Operator economics, broken down: capex, payback, and the recurring cut
A clear, line-by-line economic model for a Panda-licensed operator — what the capex looks like, what each station produces, and how the cut works.
This is the document we send when an operator asks "okay, but what do the actual numbers look like for me?"
Everything below is the structure. The specific numbers we walk through on the call — they depend on your city, your venue mix, and your launch size. Placeholders below are deliberately marked.
The shape of the model
Every operator in our network looks the same on paper:
- Capex: stations + powerbanks. One-time per station. You own the asset.
- Variable cost per rental: payment processing + platform fee + venue commission (if applicable).

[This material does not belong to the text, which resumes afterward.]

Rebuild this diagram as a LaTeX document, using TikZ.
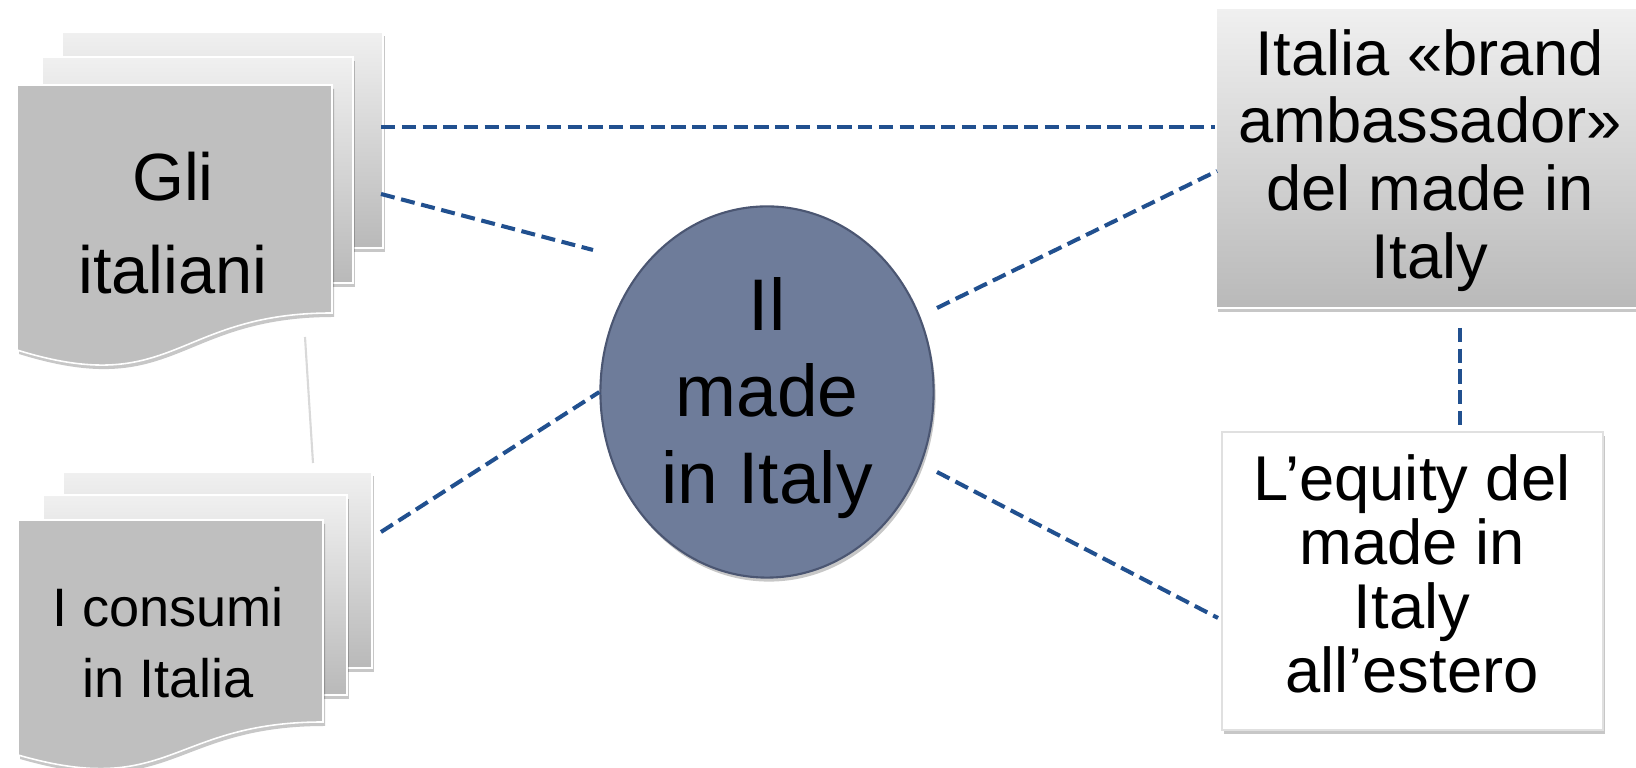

- Recurring revenue: rentals × average revenue per rental, repeating monthly.
- Net to operator: revenue minus the variable costs above. Paid out on a recurring schedule, in your home currency.
This is a unit-economics business. Each station has its own P&L. The network is the sum.
Capex per station
The hardware itself — the station, the powerbanks inside it, shipping and customs — is a known, finite line item. We share current per-station pricing on the demo, including the quantity discounts that apply past the first few units, so you can model capex against your own deployment plan instead of a generic published range.
Plan for additional working capital — a few thousand dollars of buffer for the first 30–60 days while venues ramp. Most stations don't hit steady-state revenue until week 3–4 in a new venue.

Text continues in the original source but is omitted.